He's Baaack: George W. Bush as Freddy Krueger
[amazon 0806513683 full]Like the star of a third-rate horror film, George W. Bush is back, scaring the public. The former president has a memoir to sell, and he’s busy defending his militaristic and profligate presidency, highlighted by his attempt to turn America’s chief executive into an elective despot. It’s a record Americans should reject today as firmly as they did when he left office nearly two years ago.
Presidents often appear better when looking backward. Consider hapless and unelected Gerald Ford. When judged by the standard of his successor, Jimmy Carter, the natural reaction was: bring back Jerry. President George W. Bush is benefiting from a similar effect. As President Barack Obama nationalizes health care, increases spending, expands the Afghan war and threatens civil liberties, some people are asking: what’s not to like about the Bush presidency?
A lot, actually.
President Bush was not an evil man, in contrast to the image spun by his severest critics. However, he was temperamentally unsuited to the presidency. Not stupid, he was something worse: willfully ignorant. He did not view lack of knowledge as any reason not to bomb, invade, and occupy other nations. Indeed, he almost joyfully tried violent social engineering in lands about which he knew nothing.
George W. Bush treated appointments to government like filling fraternity offices. Knowledge naturally was irrelevant, along with competence and experience. Instead, President Bush preferred buddies, political supporters, sycophants, people to whom he took a superficial liking and above all loyalists.
Who else would have insisted that appointees to the occupation authority in Baghdad have backed his 2000 campaign and hold the “correct” view on abortion? Or would have nominated the egregiously ill-prepared Michael Brown and Harriet Miers to the Federal Emergency Management Administration and Supreme Court, respectively?
The president also judged people and information by whether they matched his ideological presuppositions. For instance, those who suggested that events in Iraq failed to match his rosy scenario earned dismissal as defeatists. George W. Bush appeared to be congenitally unable to reconsider bad decisions, even when new information contradicted what he believed was supposed to have happened.
Thus, it should come as no surprise that when “The Decider” decided the results were usually ugly.
President Bush’s philosophy was even worse than his mode of decision making.
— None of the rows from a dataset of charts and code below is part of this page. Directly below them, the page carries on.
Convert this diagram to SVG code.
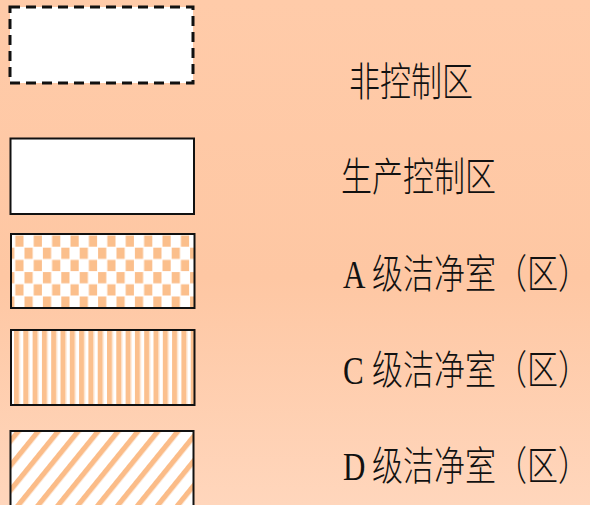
<svg xmlns="http://www.w3.org/2000/svg" width="590" height="505" viewBox="0 0 590 505">
  <defs>
    <linearGradient id="bg" x1="0" y1="0" x2="0" y2="1">
      <stop offset="0" stop-color="#FFCBA9"/>
      <stop offset="0.55" stop-color="#FEC7A3"/>
      <stop offset="1" stop-color="#FFD6BC"/>
    </linearGradient>
    <pattern id="checker" patternUnits="userSpaceOnUse" x="14.8" y="235" width="18.4" height="24.4">
      <rect width="18.4" height="24.4" fill="#FFFFFF"/>
      <rect x="0.5" y="0.5" width="8.2" height="11.2" fill="#FBBF8C"/>
      <rect x="9.7" y="12.7" width="8.2" height="11.2" fill="#FBBF8C"/>
    </pattern>
    <pattern id="vstripes" patternUnits="userSpaceOnUse" x="14" y="0" width="9.3" height="10">
      <rect width="9.3" height="10" fill="#FFFFFF"/>
      <rect x="0" y="0" width="5" height="10" fill="#FBC08E"/>
      <rect x="5" y="0" width="1" height="10" fill="#FDDCBF"/>
    </pattern>
    <pattern id="dstripes" patternUnits="userSpaceOnUse" width="15.5" height="20" patternTransform="translate(12,435) rotate(39)">
      <rect width="15.5" height="20" fill="#FFFFFF"/>
      <rect x="0" y="0" width="5.2" height="20" fill="#FBBC88"/>
    </pattern>
    <style>
      .box { stroke: #111; stroke-width: 2; }
      .dash { fill: #FFFFFF; stroke: #111; stroke-width: 3; stroke-dasharray: 10 6; }
      .lbl { font-family: "Liberation Serif", "Noto Sans CJK SC", serif; font-size: 31px; fill: #111; }
      .cjk { font-family: "Noto Sans CJK SC", "Liberation Serif", sans-serif; font-size: 31px; font-weight: 300; fill: #111; }
    </style>
  </defs>
  <rect width="590" height="505" fill="url(#bg)"/>

  <g id="non-controlled">
    <rect class="dash" x="10" y="7" width="183" height="76"/>
    <text class="cjk" transform="translate(349,96) scale(1,1.3)">非控制区</text>
  </g>

  <g id="production-controlled">
    <rect class="box" x="10.5" y="138.5" width="183.5" height="75.5" fill="#FFFFFF"/>
    <text class="cjk" transform="translate(341,191) scale(1,1.3)">生产控制区</text>
  </g>

  <g id="class-a">
    <rect class="box" x="11" y="234" width="183.5" height="74" fill="url(#checker)"/>
    <text class="lbl" transform="translate(343,288) scale(1,1.3)">A</text>
    <text class="cjk" transform="translate(372,288) scale(1,1.3)">级洁净室（区）</text>
  </g>

  <g id="class-c">
    <rect class="box" x="11" y="330" width="183.5" height="75" fill="url(#vstripes)"/>
    <text class="lbl" transform="translate(343,384) scale(1,1.3)">C</text>
    <text class="cjk" transform="translate(372,384) scale(1,1.3)">级洁净室（区）</text>
  </g>

  <g id="class-d">
    <rect class="box" x="10.5" y="431" width="183" height="90" fill="url(#dstripes)"/>
    <text class="lbl" transform="translate(343,480) scale(1,1.3)">D</text>
    <text class="cjk" transform="translate(372,480) scale(1,1.3)">级洁净室（区）</text>
  </g>
</svg>
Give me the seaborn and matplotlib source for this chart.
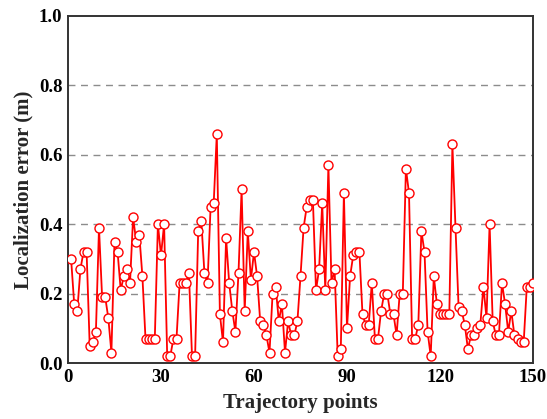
import matplotlib
matplotlib.use("Agg")
import matplotlib.pyplot as plt
import seaborn as sns
import pandas as pd
import numpy as np

errors = [
    0.30, 0.17, 0.15, 0.27, 0.32, 0.32, 0.05, 0.06, 0.09, 0.39,
    0.19, 0.19, 0.13, 0.03, 0.35, 0.32, 0.21, 0.25, 0.27, 0.23,
    0.42, 0.35, 0.37, 0.25, 0.07, 0.07, 0.07, 0.07, 0.40, 0.31,
    0.40, 0.02, 0.02, 0.07, 0.07, 0.23, 0.23, 0.23, 0.26, 0.02,
    0.02, 0.38, 0.41, 0.26, 0.23, 0.45, 0.46, 0.66, 0.14, 0.06,
    0.36, 0.23, 0.15, 0.09, 0.26, 0.50, 0.15, 0.38, 0.24, 0.32,
    0.25, 0.12, 0.11, 0.08, 0.03, 0.20, 0.22, 0.12, 0.17, 0.03,
    0.12, 0.08, 0.08, 0.12, 0.25, 0.39, 0.45, 0.47, 0.47, 0.21,
    0.27, 0.46, 0.21, 0.57, 0.23, 0.27, 0.02, 0.04, 0.49, 0.10,
    0.25, 0.31, 0.32, 0.32, 0.14, 0.11, 0.11, 0.23, 0.07, 0.07,
    0.15, 0.20, 0.20, 0.14, 0.14, 0.08, 0.20, 0.20, 0.56, 0.49,
    0.07, 0.07, 0.11, 0.38, 0.32, 0.09, 0.02, 0.25, 0.17, 0.14,
    0.14, 0.14, 0.14, 0.63, 0.39, 0.16, 0.15, 0.11, 0.04, 0.08,
    0.08, 0.10, 0.11, 0.22, 0.13, 0.40, 0.12, 0.08, 0.08, 0.23,
    0.17, 0.09, 0.15, 0.08, 0.07, 0.06, 0.06, 0.22, 0.22, 0.23,
]
points = list(range(1, len(errors) + 1))
x_ticks = [0, 30, 60, 90, 120, 150]
y_ticks = [0.0, 0.2, 0.4, 0.6, 0.8, 1.0]
x_label = "Trajectory points"
y_label = "Localization error (m)"

df = pd.DataFrame({"point": points, "error": errors})

sns.set_style("white")
plt.rcParams["font.family"] = ["Liberation Serif", "DejaVu Serif"]
plt.rcParams["font.weight"] = "bold"

fig = plt.figure(figsize=(5.47, 4.19), dpi=100)
ax = fig.add_axes([68 / 547, 1 - 363 / 419, (533 - 68) / 547, (363 - 16) / 419])

for yv in y_ticks[1:-1]:
    ax.axhline(yv, color="#8c8c8c", linestyle=(0, (5, 4)), linewidth=1.0, zorder=0)

sns.lineplot(data=df, x="point", y="error", ax=ax, color="#ff0000",
             linewidth=1.3, marker="o", markersize=6.5,
             markerfacecolor="white", markeredgecolor="#ff0000",
             markeredgewidth=1.0, zorder=3)

ax.set_xlim(0, 150)
ax.set_ylim(0, 1.0)
ax.set_xticks(x_ticks)
ax.set_yticks(y_ticks)
ax.set_xticklabels([str(t) for t in x_ticks], fontsize=13.5, fontweight="bold")
ax.set_yticklabels([f"{t:.1f}" for t in y_ticks], fontsize=13.5, fontweight="bold")
ax.tick_params(direction="in", length=5, width=1.2, pad=4, colors="black")
ax.set_xlabel(x_label, fontsize=15, fontweight="bold", labelpad=5)
ax.set_ylabel(y_label, fontsize=15, fontweight="bold", labelpad=4)

for s in ax.spines.values():
    s.set_visible(True)
    s.set_color("#333333")
    s.set_linewidth(1.4)

fig.savefig("out.png", dpi=100)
Contrary to his rhetoric, he abandoned most conservative—or at least limited government—principles once he took office. It was a presidency that only a committed statist could truly love.
First was spending. George W. Bush turned a large surplus into a huge deficit. The Congressional Budget Office reported a $13 trillion deterioration in federal finances over ten years. The single biggest factor after economic readjustments was increased outlays.
This Republican president and Congress actually increased domestic discretionary spending faster than did President Lyndon Johnson and his Democratic Congress. The GOP initiated the biggest expansion of the welfare state in four decades, the Medicare drug benefit, with an unfunded liability of $13 trillion—about the same cost as President Barack Obama’s health care reform bill. It was hard to find a program for which expenditures did not go up under President Bush.
Moreover, much of the spending blamed on President Obama began under Bush. On President Bush’s watch the federal government bailed out Bear Stearns, creating an expectation on Wall Street of further bailouts. The Bush administration terrorized a reluctant Congress into passing TARP, the most important effect of which was indirectly bailing out Goldman Sachs. Bush officials admitted that there was no “metric” to justify the $700 billion program: they just wanted a “big number.” And it was President Bush who took a plan to purchase “toxic” financial assets and turned it into bank and auto-industry bailouts.
While President Bush was not responsible for the roughly $800 billion Democratic “stimulus” legislation passed in early 2009, he pushed smaller and no less foolish initiatives during this presidency. Pork barrel spending peaked at $35 billion annually—under the Republicans. The Bush administration’s faith-based initiative turned into an expensive attempt to buy GOP political support from African-American churches.
Second, George W. Bush believed in limited government and federalism only when convenient. His “No Child Left Behind” legislation expanded national control over education. The nation’s founders would never have imagined federal funding for marriage counseling. Backed by President Bush, the U.S. Congress intervened in the tragic Terri Schiavo case, overturning multiple state-court decisions. The president believed in no limits to national political power.
Third, George W. Bush adopted promiscuous but incompetent war making as the basis of his foreign policy. After mistakenly downplaying the threat posed by al-Qaeda, the Bush administration treated terrorism as an existential threat akin to that of nuclear war. For good cause, the administration ousted the Taliban government after 9/11, but provided too few troops to capture al-Qaeda’s leaders, blithely accepted deadly Pakistani double-dealing in Afghanistan, and prematurely withdrew U.S. forces in order to attack Iraq.